What are you going to do with all that money you're worth as a result of Netscape's public offering?
Well, for one thing, none of it counts, because it's all paper. It's going to be a while before any of it is available. Who knows if we'll even be here in two years?

Tell me about the atmosphere at Netscape on the day of the initial public offering. What was it like to have your personal stake go from $0 to $75 million to roughly $50 million in the course of a few hours?
It was business as normal, for the simple reason that it's all just play money unless we have a profitable business over the long term. I was surprised at the market's reception of our stock, but it wasn't something we had a lot of control over; we did the road-show presentations for institutional investors in which we gave a fair overview of the company's business, and the rest was out of our hands.

Are you working with the rest of the engineering staff on a day-to-day level? Are you working on code yourself?
I'm not working on code. But I spend a fair amount of time involved with the design of the product. Part of it is, Please add this feature, and, Please fix a bug. I save up most of the significant stuff I would like to see done differently, or would like to see added, and roll it into the next revision, the next plan.
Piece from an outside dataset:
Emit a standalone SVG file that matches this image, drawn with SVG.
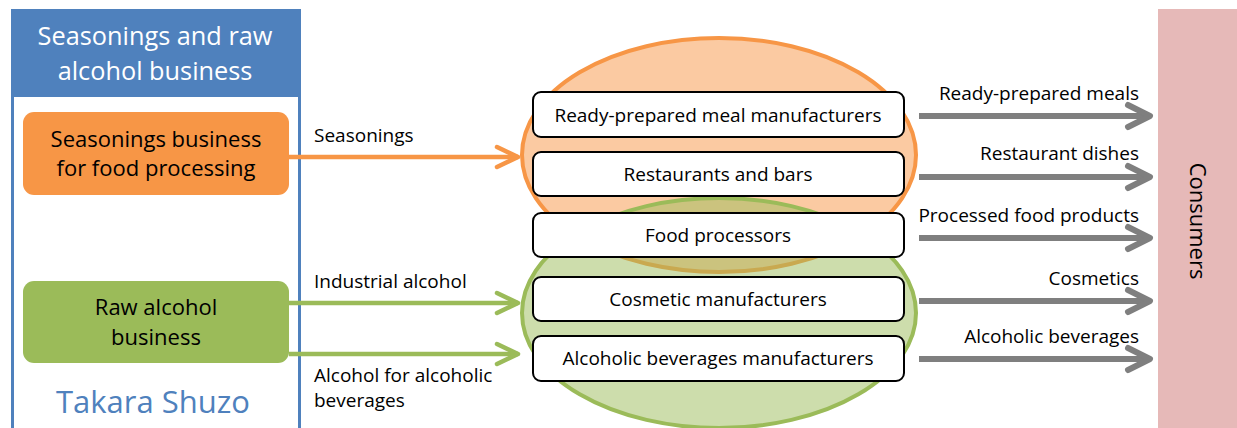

Small private companies get their screw-ups buried in the back of the business pages. Two billion-dollar public companies get their mistakes splashed on the front page of The New York Times, as we saw in September with the story on the security hole in your encryption. Any lessons?
One is being more open to having outside experts investigate our security mechanisms. Another is to beef up quality assurance, particularly at the deep technical level. In the long run, what happened with our encryption is good for us - we, and the whole world, will know that we now have more secure products than we did before this news broke. So, from that standpoint, I'm happy hackers are concentrating on trying to break our products, since as a result we get to improve them.